Fighting Fire

Young firefighters spray water on fire
Before lighting fire, please check for any local burn restrictions.

Resources for Fighting Wildfires

DNR is Washington state’s wildfire fighting force, with more than 1,300 employees trained and available to fight fires as needed. This includes more than 800 permanent DNR employees, 550 seasonal employees, about 120 wildland fire engines, nine helicopters and six single engine air tankers, which are under contract with DNR.
Check out DNR's Wildfire Prevention for safety tips on preventing wildfires.
Additionally, the Washington State Department of Corrections works with DNR on a voluntary Correctional Camps Program that provides job training for approximately 250 incarcerated individuals while meeting the state’s need for more wildland firefighters and firefighting support. Corrections crew members are able to earn minimal funds while providing cost-efficient support.
DNR works with private contractors ahead of each fire season to bring in equipment and services when additional resources are needed. We have standing agreements with hundreds of private businesses willing to work in support of our efforts, plus access to a national network of thousands more.
These resources are intended to protect our state’s forests so that they can grow, livelihoods are protected, and the public is kept safe.   
Report wildfires to 911
You may also call 800-562-6010 to report wildfires on DNR-protected land.

Initial Attack

DNR bases crews and equipment out of dozens of locations across the state in order to fight wildfire efficiently across 13 million acres of private, state and tribal-owned forestlands. When conditions allow, DNR's aviation and helitack resources are often an important part of the agency's rapid response efforts.
While the majority of wildfires are human-caused, and therefore hard to predict, lightning storms can sometimes be forecasted. When lightning is expected and fire conditions are concerning, don’t be surprised if you see DNR Wildfire crews pre-positioned out in the field in order to respond quickly.
DNR's initial attack efforts strive to put fires our quickly; our goal is to see that nine out of every ten fires on DNR-protected lands are out before they ever exceed 10 acres.

Pre-season Training

DNR works to provide training to hundreds of men and women with cooperating agencies each year.
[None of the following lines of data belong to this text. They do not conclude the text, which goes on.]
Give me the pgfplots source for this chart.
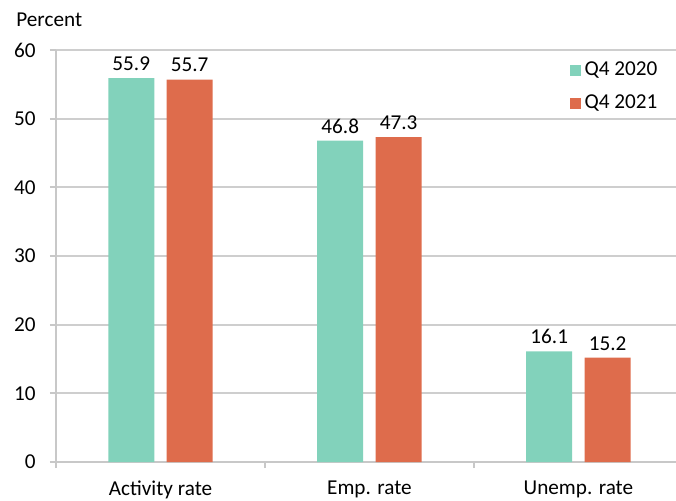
\documentclass[border=0pt]{standalone}
\usepackage{pgfplots}
\pgfplotsset{compat=1.18}
\usepackage{fontspec}
\setmainfont{Carlito}
\definecolor{teal1}{RGB}{130,210,187}
\definecolor{orng}{RGB}{222,108,76}
\definecolor{gridc}{RGB}{206,206,206}
\definecolor{axc}{RGB}{200,200,200}
\newcommand{\fs}{\fontsize{10.6pt}{12pt}\selectfont}
\begin{document}
\fs
\begin{tikzpicture}
\path[use as bounding box] (-28pt,-19pt) rectangle (310pt,231pt);
\begin{axis}[
  scale only axis,
  width=310pt, height=206pt,
  at={(0,0)}, anchor=south west,
  xmin=-0.5, xmax=2.467,
  ymin=0, ymax=60,
  ytick={0,10,...,60},
  xtick={0,1,2},
  xticklabels={Activity rate, Emp. rate, Unemp. rate},
  minor xtick={-0.5,0.5,1.5},
  axis x line*=bottom,
  axis y line*=left,
  axis line style={draw=axc, line width=1pt, -},
  ymajorgrids,
  grid style={draw=gridc, line width=1pt},
  major grid style={draw=gridc, line width=1pt},
  tick align=outside,
  x tick style={draw=none},
  minor x tick style={draw=axc, line width=1pt},
  minor tick length=3pt,
  y tick style={draw=axc, line width=1pt},
  major tick length=3pt,
  ybar, bar width=23pt,
  tick label style={font=\fs},
  /pgf/number format/assume math mode=true,
  yticklabel style={xshift=-3.5pt},
  xticklabel style={yshift=-2.8pt},
  nodes near coords,
  nodes near coords style={font=\fs, /pgf/number format/fixed, /pgf/number format/precision=1, /pgf/number format/fixed zerofill},
  legend style={draw=none, fill=none, at={(rel axis cs:0.977,0.982)}, anchor=north east,
    font=\fs, row sep=4pt, inner sep=0pt},
  legend cell align=left,
  legend image code/.code={\fill[#1] (0pt,-2.75pt) rectangle (5.5pt,2.75pt);},
  clip=false,
]
\addplot[fill=teal1, draw=none, bar shift=-14.6pt] coordinates {(0,55.9) (1,46.8) (2,16.1)};
\addplot[fill=orng, draw=none, bar shift=14.6pt] coordinates {(0,55.7) (1,47.3) (2,15.2)};
\legend{Q4 2020, Q4 2021}
\node[anchor=base west, font=\fs, inner sep=0pt] at ([xshift=-20pt,yshift=12pt]rel axis cs:0,1) {Percent};
\end{axis}
\end{tikzpicture}
\end{document}
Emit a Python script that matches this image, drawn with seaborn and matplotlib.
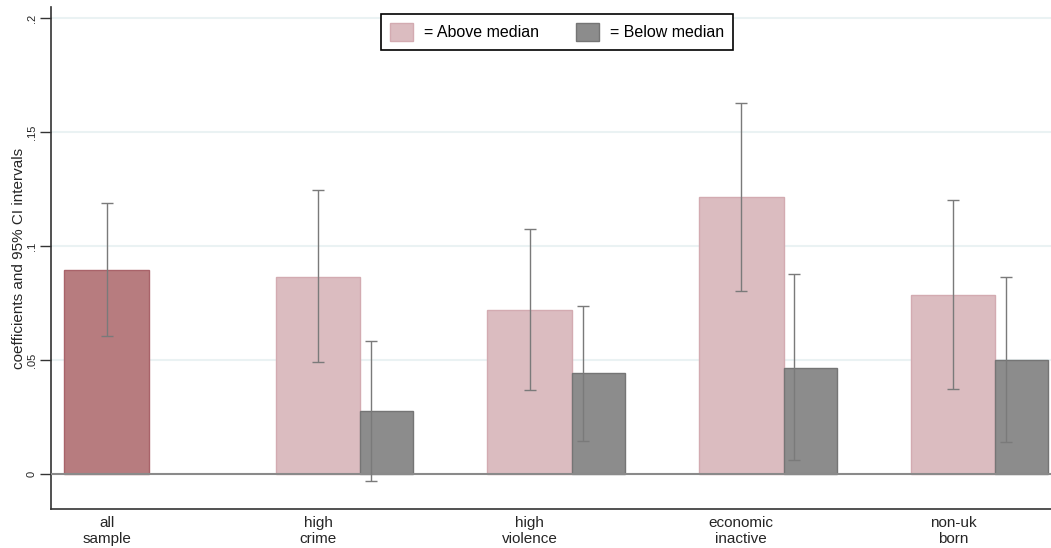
"""
Coefficient bar chart with 95% CIs, above vs below median subgroups.
"""

import numpy as np
import pandas as pd
import matplotlib
matplotlib.use("Agg")
import matplotlib.pyplot as plt
from matplotlib.patches import Patch
import seaborn as sns


# ─────────────────────────────────────────────
# Data
# ─────────────────────────────────────────────
groups = ["all\nsample", "high\ncrime", "high\nviolence", "economic\ninactive", "non-uk\nborn"]

above_coef = [0.0895, 0.0866, 0.0719, 0.1214, 0.0785]
above_lo   = [0.0605, 0.0490, 0.0367, 0.0804, 0.0374]
above_hi   = [0.1189, 0.1245, 0.1073, 0.1626, 0.1201]

below_groups = ["high\ncrime", "high\nviolence", "economic\ninactive", "non-uk\nborn"]
below_coef = [0.0278, 0.0442, 0.0466, 0.0501]
below_lo   = [-0.0031, 0.0146, 0.0061, 0.0142]
below_hi   = [0.0585, 0.0738, 0.0876, 0.0863]

yticks      = [0, 0.05, 0.1, 0.15, 0.2]
ytick_text  = ["0", ".05", ".1", ".15", ".2"]

# colours
C_ALL     = "#b77c7f"
C_ALL_E   = "#a9636a"
C_ABOVE   = "#dbbcc0"
C_ABOVE_E = "#d3abb1"
C_BELOW   = "#8c8c8c"
C_BELOW_E = "#757575"
C_CI      = "#7a7a7a"
C_GRID    = "#eaf2f3"


# ─────────────────────────────────────────────
# Frames
# ─────────────────────────────────────────────
above_pos = np.arange(len(groups), dtype=float)
kind = ["all"] + ["above"] * (len(groups) - 1)
df_above = pd.DataFrame({"pos": above_pos, "coef": above_coef, "kind": kind})

below_pos = np.array([groups.index(g) for g in below_groups], dtype=float)
df_below = pd.DataFrame({"pos": below_pos + 0.325, "coef": below_coef})


# ─────────────────────────────────────────────
# Plot
# ─────────────────────────────────────────────
sns.set_style("white")
plt.rcParams["font.family"] = ["Liberation Sans", "DejaVu Sans"]

fig = plt.figure(figsize=(10.51, 5.48), dpi=100)
ax = fig.add_axes([51 / 1051, 39 / 548, 1000 / 1051, 502 / 548])

for y in yticks[1:]:
    ax.axhline(y, color=C_GRID, linewidth=1.5, zorder=0)

sns.barplot(
    data=df_above, x="pos", y="coef", hue="kind",
    palette={"all": C_ALL, "above": C_ABOVE}, saturation=1,
    native_scale=True, width=0.4, dodge=False,
    errorbar=None, legend=False, linewidth=1.0, ax=ax, zorder=2,
)
for p in ax.patches:
    fc = matplotlib.colors.to_hex(p.get_facecolor())
    p.set_edgecolor(C_ALL_E if fc == C_ALL else C_ABOVE_E)
n_above = len(ax.patches)

sns.barplot(
    data=df_below, x="pos", y="coef", color=C_BELOW, saturation=1,
    native_scale=True, width=0.25, errorbar=None,
    linewidth=1.0, ax=ax, zorder=2,
)
for p in ax.patches[n_above:]:
    p.set_facecolor(C_BELOW)
    p.set_edgecolor(C_BELOW_E)

ax.axhline(0, color="#8a8a8a", linewidth=1.5, zorder=3)

# confidence intervals
a_coef = np.array(above_coef)
ax.errorbar(above_pos, a_coef,
            yerr=[a_coef - np.array(above_lo), np.array(above_hi) - a_coef],
            fmt="none", ecolor=C_CI, elinewidth=1.0, capsize=4.5, capthick=1.0,
            zorder=4)
b_coef = np.array(below_coef)
ax.errorbar(below_pos + 0.25, b_coef,
            yerr=[b_coef - np.array(below_lo), np.array(below_hi) - b_coef],
            fmt="none", ecolor=C_CI, elinewidth=1.0, capsize=4.5, capthick=1.0,
            zorder=4)

# axes
ax.set_xlim(-0.2623, 4.4636)
ax.set_ylim(-0.01535, 0.2048)
ax.set_xticks(above_pos)
ax.set_xticklabels(groups, fontsize=11, linespacing=1.2)
ax.set_yticks(yticks)
ax.set_yticklabels(ytick_text, fontsize=8, rotation=90, va="center")
ax.tick_params(axis="x", length=0, pad=5)
ax.tick_params(axis="y", length=8, width=1, color="#333333", pad=2, left=True)
ax.set_xlabel("")
ax.set_ylabel("coefficients and 95% CI intervals", fontsize=11)
ax.yaxis.set_label_coords(-0.025, 0.5)

for side in ["top", "right"]:
    ax.spines[side].set_visible(False)
for side in ["left", "bottom"]:
    ax.spines[side].set_color("#333333")
    ax.spines[side].set_linewidth(1.2)

handles = [
    Patch(facecolor=C_ABOVE, edgecolor=C_ABOVE_E, label="= Above median"),
    Patch(facecolor=C_BELOW, edgecolor=C_BELOW_E, label="= Below median"),
]
leg = ax.legend(handles=handles, loc="upper center", bbox_to_anchor=(0.506, 0.986),
                ncol=2, fontsize=11.5, frameon=True, fancybox=False, framealpha=1,
                edgecolor="black", handlelength=1.45, handleheight=1.4,
                handletextpad=0.7, columnspacing=2.3, borderpad=0.55,
                borderaxespad=0)
leg.get_frame().set_linewidth(1.2)
for t in leg.get_texts():
    t.set_color("black")

fig.savefig("out.png", dpi=100)
print("[INFO] saved out.png")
This includes members of our national guard, local fire districts, equipment operators, and our own crews. Training together ensures a safe and effective wildfire response. 

Coordinated Partners

Either local DNR region wildland firefighting forces or local fire districts, particularly if the fire is near a community, may be the first to respond to a wildfire. That's why DNR works to provide local fire districts with training and equipment in advance of fire season. Having the ability to quickly suppress wildfires means being better able to protect natural resources, public safety and property. It also means there’s less chance that the fire will grow and expand.
DNR participates with the Northwest Coordination Center to manage interagency resources. Local districts may call on DNR resources to assist their efforts. DNR region offices may also call on agency-wide resources, local fire districts and agency partners for aid. When a response requires more crews, support staff or equipment, additional support is requested from other statewide-partners with firefighting capabilities, or may escalate to a nation-wide requests. If a wildfire grows to considerable size and complexity, DNR may further request an Incident Management Team. When this occurs, the fire is turned over to a highly experienced wildfire management team which commands of all the interagency resources in collaboration with local expertise until the situation has passed and the fire is released back to the local DNR region.

Behind-the-scenes Support

DNR staff, correctional crews and others keep firefighters fed and base camps running smoothly. These camps are not open to the unescorted public for security reasons, to protect efficiency and because firefighters may be catching up on much-needed sleep at any time of the day or night. Please respect their privacy.
Base camps are also unable to accept donated items, which we suggest are better used by coordinated local, non-profit service providers. When needed, incident managers may work through these local groups regarding supplies.
Base camp tours for school children and others may be coordinated, if the situation allows, with a fire’s Public Information Officer (PIO). With a PIO's help, coordinated visits can provide a glimpse of base camp life in a way that doesn't disrupt the important work underway. 

Firefighting Jobs

Do you want to do something meaningful and rewarding this summer? Do you enjoy physical, sometimes strenuous, labor? DNR is always looking for dedicated individuals to help protect Washington’s natural resources from wildfire. Seasonal, temporary firefighting jobs are offered statewide.
If you would like to become a firefighter for DNR, check out what job opportunities are available. If you missed the opportunity for this year, check back with us at the beginning of the new year.
For Washington's in-state interagency firefighting partners, DNR hosts fire training academies to provide quality wildland fire training at no-cost. Each academy uses local, state and federal firefighters' expertise to teach the courses.